表題番号:2007A-815 日付:2008/03/26
研究課題契約法の領域における外観の作用について
研究者所属(当時) 資格 氏名
(代表者) 法学学術院 助手 山城 一真
研究成果概要
 1 私は、本課題につき、「契約が成立していないにもかかわらず、契約が成立したのと同様の状態を『救済』として実現することができるか、また、そうすべき場合があるか」という視角から、次の要領で研究を行ってきた(以下、おおよその時系列順)。
 まず、問題の外延を把握するため、日本における議論状況を確認した。そのうえで、議論を深化する視点を得るため、フランスにおける「外観法理」をめぐる議論の成果を摂取することに時間を費やした。具体的には、現時点のフランスにおける同法理の一般的な議論状況を確認したうえ、検討対象を絞り込み、大きく分けて、第一に、近時提唱されている外観法理の適用領域拡大を志向する解釈論(および「準契約法理」)の展開、第二に、表見委任法理の成立過程について検討を行った。
 2 上記研究の成果・今後の課題は次のとおり。
 近時の解釈論について。
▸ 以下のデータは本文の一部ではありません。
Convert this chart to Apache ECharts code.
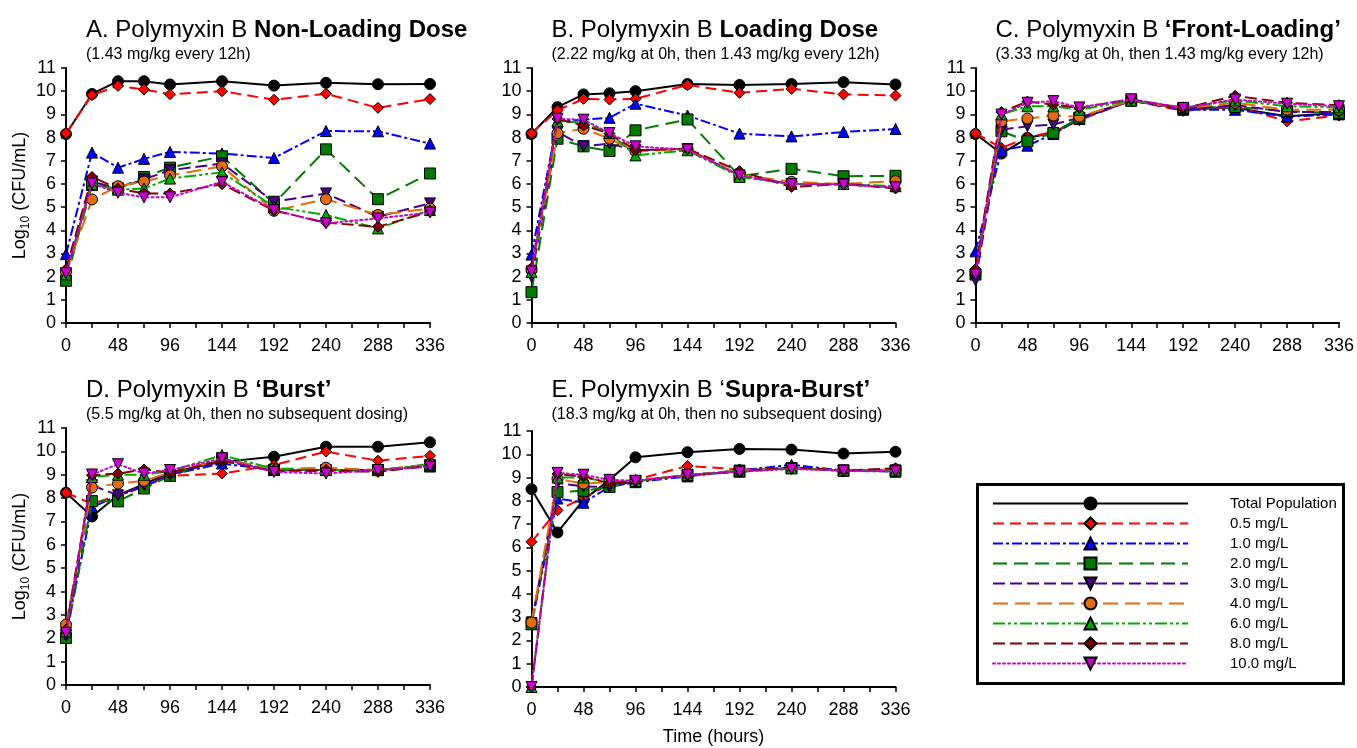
<!DOCTYPE html>
<html>
<head>
<meta charset="utf-8">
<script src="https://cdn.jsdelivr.net/npm/echarts@6/dist/echarts.min.js"></script>
<style>
  html, body { margin: 0; padding: 0; background: #fff; }
  #chart { width: 1357px; height: 748px; }
</style>
</head>
<body>
<div id="chart"></div>
<script>
// Sampling times (h) and group names
const hours = [0, 24, 48, 72, 96, 144, 192, 240, 288, 336];
const seriesNames = ['Total Population', '0.5 mg/L', '1.0 mg/L', '2.0 mg/L', '3.0 mg/L',
                     '4.0 mg/L', '6.0 mg/L', '8.0 mg/L', '10.0 mg/L'];
const xLabelHours = [0, 48, 96, 144, 192, 240, 288, 336];
const yTicks = [0, 1, 2, 3, 4, 5, 6, 7, 8, 9, 10, 11];

// Log10 CFU/mL, one row per group (same order as seriesNames)
const panelA = [
  [8.15, 9.88, 10.43, 10.43, 10.29, 10.43, 10.24, 10.36, 10.30, 10.31],
  [8.19, 9.83, 10.23, 10.07, 9.87, 10.00, 9.63, 9.89, 9.28, 9.66],
  [2.97, 7.35, 6.70, 7.08, 7.38, 7.31, 7.12, 8.28, 8.27, 7.74],
  [1.82, 5.95, 5.80, 6.30, 6.70, 7.19, 5.15, 7.49, 5.34, 6.45],
  [2.10, 6.10, 5.80, 6.20, 6.59, 6.88, 5.23, 5.59, 4.58, 5.16],
  [2.20, 5.33, 5.90, 6.10, 6.37, 6.76, 4.84, 5.34, 4.66, 4.94],
  [2.10, 6.00, 5.75, 5.80, 6.23, 6.50, 5.01, 4.66, 4.08, 4.87],
  [2.32, 6.30, 5.80, 5.59, 5.59, 5.99, 4.85, 4.33, 4.15, 4.80],
  [2.15, 6.02, 5.62, 5.42, 5.42, 6.09, 4.87, 4.30, 4.51, 4.77]
];
const panelB = [
  [8.15, 9.31, 9.86, 9.91, 10.00, 10.31, 10.27, 10.31, 10.39, 10.29],
  [8.19, 9.17, 9.67, 9.64, 9.67, 10.27, 9.93, 10.10, 9.86, 9.81],
  [2.95, 8.71, 8.77, 8.85, 9.46, 8.95, 8.17, 8.05, 8.24, 8.37],
  [1.33, 7.95, 7.62, 7.42, 8.31, 8.78, 6.33, 6.65, 6.33, 6.35],
  [2.00, 8.24, 7.62, 7.74, 7.45, 7.50, 6.35, 6.00, 6.00, 5.85],
  [2.30, 8.19, 8.38, 7.95, 7.40, 7.50, 6.40, 6.09, 6.00, 6.12],
  [2.20, 8.70, 8.65, 8.20, 7.23, 7.45, 6.30, 6.00, 6.00, 5.90],
  [2.36, 8.80, 8.52, 8.17, 7.45, 7.52, 6.55, 5.87, 6.00, 5.80],
  [2.22, 8.81, 8.77, 8.19, 7.62, 7.48, 6.37, 5.99, 5.97, 5.85]
];
const panelC = [
  [8.15, 7.31, 7.99, 8.20, 8.80, 9.60, 9.28, 9.28, 8.92, 9.06],
  [8.19, 7.55, 8.00, 8.25, 8.75, 9.60, 9.15, 9.35, 8.70, 8.95],
  [3.09, 7.45, 7.65, 8.15, 8.80, 9.60, 9.20, 9.20, 8.90, 9.00],
  [2.09, 8.27, 7.84, 8.20, 8.85, 9.60, 9.25, 9.32, 9.14, 9.05],
  [1.84, 8.34, 8.49, 8.56, 8.85, 9.60, 9.20, 9.40, 9.10, 9.10],
  [2.20, 8.70, 8.82, 8.95, 8.90, 9.60, 9.25, 9.50, 9.20, 9.20],
  [2.30, 9.00, 9.35, 9.35, 9.20, 9.60, 9.30, 9.60, 9.35, 9.30],
  [2.33, 9.10, 9.55, 9.42, 9.28, 9.65, 9.25, 9.80, 9.50, 9.40],
  [2.09, 8.99, 9.50, 9.57, 9.30, 9.65, 9.28, 9.64, 9.46, 9.35]
];
const panelD = [
  [8.23, 7.21, 8.12, 8.60, 9.10, 9.55, 9.77, 10.20, 10.20, 10.39],
  [8.23, 7.76, 8.10, 8.50, 8.95, 9.05, 9.41, 9.99, 9.60, 9.81],
  [2.20, 7.61, 8.10, 8.50, 9.00, 9.48, 9.20, 9.20, 9.20, 9.35],
  [2.01, 7.87, 7.86, 8.41, 8.95, 9.70, 9.20, 9.20, 9.20, 9.40],
  [2.10, 8.55, 8.12, 8.55, 9.00, 9.60, 9.20, 9.15, 9.15, 9.40],
  [2.59, 8.45, 8.62, 8.74, 9.10, 9.65, 9.25, 9.30, 9.20, 9.45],
  [2.30, 8.90, 9.00, 9.00, 9.15, 9.84, 9.25, 9.20, 9.20, 9.45],
  [2.37, 8.98, 9.05, 9.22, 9.10, 9.60, 9.15, 9.20, 9.12, 9.40],
  [2.23, 9.01, 9.45, 9.05, 9.20, 9.70, 9.12, 9.05, 9.20, 9.35]
];
const panelE = [
  [8.50, 6.64, 8.04, 8.90, 9.87, 10.09, 10.23, 10.20, 10.03, 10.11],
  [6.24, 7.59, 8.13, 8.70, 8.90, 9.50, 9.35, 9.40, 9.30, 9.30],
  [2.70, 8.10, 7.92, 8.60, 8.80, 9.05, 9.30, 9.55, 9.30, 9.25],
  [2.70, 8.38, 8.43, 8.60, 8.85, 9.10, 9.25, 9.40, 9.30, 9.30],
  [2.75, 8.76, 8.62, 8.60, 8.85, 9.10, 9.30, 9.40, 9.30, 9.30],
  [2.77, 8.94, 8.74, 8.80, 8.85, 9.10, 9.30, 9.40, 9.30, 9.35],
  [0.00, 9.00, 9.00, 8.80, 8.85, 9.10, 9.30, 9.40, 9.30, 9.30],
  [0.00, 9.15, 9.05, 8.75, 8.85, 9.10, 9.25, 9.45, 9.30, 9.40],
  [0.00, 9.20, 9.12, 8.90, 8.86, 9.12, 9.25, 9.37, 9.30, 9.27]
];

const titleLead = ['A. Polymyxin B ', 'B. Polymyxin B ', 'C. Polymyxin B ', 'D. Polymyxin B ', 'E. Polymyxin B \u2018'];
const titleBold = ['Non-Loading Dose', 'Loading Dose', '\u2018Front-Loading\u2019', '\u2018Burst\u2019', 'Supra-Burst\u2019'];
const subtitles = [
  '(1.43 mg/kg every 12h)',
  '(2.22 mg/kg at 0h, then 1.43 mg/kg every 12h)',
  '(3.33 mg/kg at 0h, then 1.43 mg/kg every 12h)',
  '(5.5 mg/kg at 0h, then no subsequent dosing)',
  '(18.3 mg/kg at 0h, then no subsequent dosing)'
];

const panels = [panelA, panelB, panelC, panelD, panelE];

// ---- layout & styling ----
const FONT = '"Liberation Sans", Arial, sans-serif';
const grids = [
  { left: 66,    top: 68,  width: 364, height: 255 },
  { left: 531.5, top: 68,  width: 364, height: 255 },
  { left: 975.5, top: 68,  width: 364, height: 255 },
  { left: 66,    top: 428, width: 364, height: 257 },
  { left: 531.5, top: 431, width: 364, height: 256 }
];
const DOWN_TRI = 'path://M0,0L20,0L10,18Z';
const styles = [
  { color: '#000000', fill: '#000000', dash: 'solid',             symbol: 'circle' },
  { color: '#FF0000', fill: '#FF0000', dash: [11, 6],             symbol: 'diamond' },
  { color: '#0000FF', fill: '#0000FF', dash: [10, 3, 3, 3],       symbol: 'triangle' },
  { color: '#007A00', fill: '#007A00', dash: [14, 7],             symbol: 'rect' },
  { color: '#4B0082', fill: '#4B0082', dash: [12, 5],             symbol: DOWN_TRI },
  { color: '#E46C0A', fill: '#E46C0A', dash: [15, 7],             symbol: 'circle' },
  { color: '#00AA00', fill: '#00AA00', dash: [12, 3, 3, 3, 3, 3], symbol: 'triangle' },
  { color: '#800000', fill: '#800000', dash: [12, 5],             symbol: 'diamond' },
  { color: '#CC00CC', fill: '#CC00CC', dash: [2, 3],              symbol: DOWN_TRI }
];

const axisLineStyle = { color: '#000', width: 2 };
const labelStyle = { color: '#000', fontSize: 18, fontFamily: FONT };

const xAxes = grids.map((g, i) => ({
  gridIndex: i, type: 'value', min: 0, max: 336, interval: 24,
  axisLine: { show: true, onZero: false, lineStyle: axisLineStyle },
  axisTick: { show: true, length: 5, lineStyle: { color: '#000', width: 1.5 } },
  axisLabel: Object.assign({ margin: 14, formatter: v => xLabelHours.includes(v) ? String(v) : '' }, labelStyle),
  splitLine: { show: false },
  name: i === 4 ? 'Time (hours)' : '',
  nameLocation: 'middle', nameGap: 41,
  nameTextStyle: { color: '#000', fontSize: 18, fontFamily: FONT }
}));

const yAxes = grids.map((g, i) => ({
  gridIndex: i, type: 'value', min: 0, max: 11, interval: 1,
  axisLine: { show: true, onZero: false, lineStyle: axisLineStyle },
  axisTick: { show: true, length: 5, lineStyle: { color: '#000', width: 1.5 } },
  axisLabel: Object.assign({ margin: 10, formatter: v => yTicks.includes(v) ? String(v) : '' }, labelStyle),
  splitLine: { show: false },
  name: (i === 0 || i === 3) ? '{t|Log}{s|10}{t| (CFU/mL)}' : '',
  nameLocation: 'middle', nameRotate: 90, nameGap: 30,
  nameTextStyle: {
    rich: {
      t: { fontSize: 18, fontFamily: FONT, color: '#000', lineHeight: 24, verticalAlign: 'middle' },
      s: { fontSize: 12, fontFamily: FONT, color: '#000', lineHeight: 12, verticalAlign: 'bottom' }
    }
  }
}));

const titles = grids.map((g, i) => ({
  left: g.left + 20, top: i < 3 ? 18 : 378, padding: 0, itemGap: 5,
  text: '{r|' + titleLead[i] + '}{b|' + titleBold[i] + '}',
  textStyle: {
    fontWeight: 'normal',
    rich: {
      r: { fontSize: 24, fontFamily: FONT, color: '#000', fontWeight: 'normal' },
      b: { fontSize: 24, fontFamily: FONT, color: '#000', fontWeight: 'bold' }
    }
  },
  subtext: subtitles[i],
  subtextStyle: { fontSize: 16, fontFamily: FONT, color: '#000' }
}));

const series = [];
panels.forEach((rows, p) => {
  rows.forEach((vals, k) => {
    const st = styles[k];
    series.push({
      type: 'line', name: seriesNames[k], xAxisIndex: p, yAxisIndex: p,
      data: hours.map((h, j) => [h, vals[j]]),
      symbol: st.symbol, symbolSize: 11,
      lineStyle: { color: st.color, width: 2, type: st.dash, cap: k === 8 ? 'round' : 'butt' },
      itemStyle: { color: st.fill, borderColor: '#000', borderWidth: 1 },
      z: 2 + k, clip: false, animation: false
    });
  });
});

const chart = echarts.init(document.getElementById('chart'), null, { renderer: 'canvas' });
chart.setOption({
  backgroundColor: '#fff',
  animation: false,
  title: titles,
  grid: grids,
  xAxis: xAxes,
  yAxis: yAxes,
  legend: {
    orient: 'vertical', left: 987, top: 491,
    itemWidth: 195, itemHeight: 15, itemGap: 5,
    selectedMode: false,
    data: seriesNames,
    textStyle: { color: '#000', fontSize: 15, fontFamily: FONT, padding: [0, 0, 0, 37] }
  },
  graphic: [{
    type: 'rect', left: 975, top: 482,
    shape: { width: 366, height: 199 },
    style: { fill: 'none', stroke: '#000', lineWidth: 3 }
  }],
  series: series
});
</script>
</body>
</html>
近時、破毀院は、契約の成立を認められない事例において、それと同等の結論を承認するために「準契約法理」を活用しているところ、これをめぐって、まさに上記関心に符合する議論が学説において行われている。「外観法理」を含め、いくつかの注目すべき見解に触れ、検討を加えたが、なお考察を深める必要を感じている。
 表見委任法理について。古くは、①委任の終了を第三者に周知しなかったこと、②不適切な者を受任者として選任したこと、の二点が責任の根拠(「帰責性」の内実)とされてきた。1962年の破毀院判例以来、表見委任が成立するために、本人の帰責性は不要であるとの解釈が根付いているが(その理由についても種々の示唆深い洞察に触れた)、これに対しては種々の疑問が提起されつつある。①の視点を再評価し、情報提供義務論との連続性を窺わせる見解がみられることは、上記問題関心に重大な示唆を与えた。
 3 以上の成果については、年度末に学内の研究会報告の機会をもったほか、今後、さらに考察を深め、論文にまとめる心算である。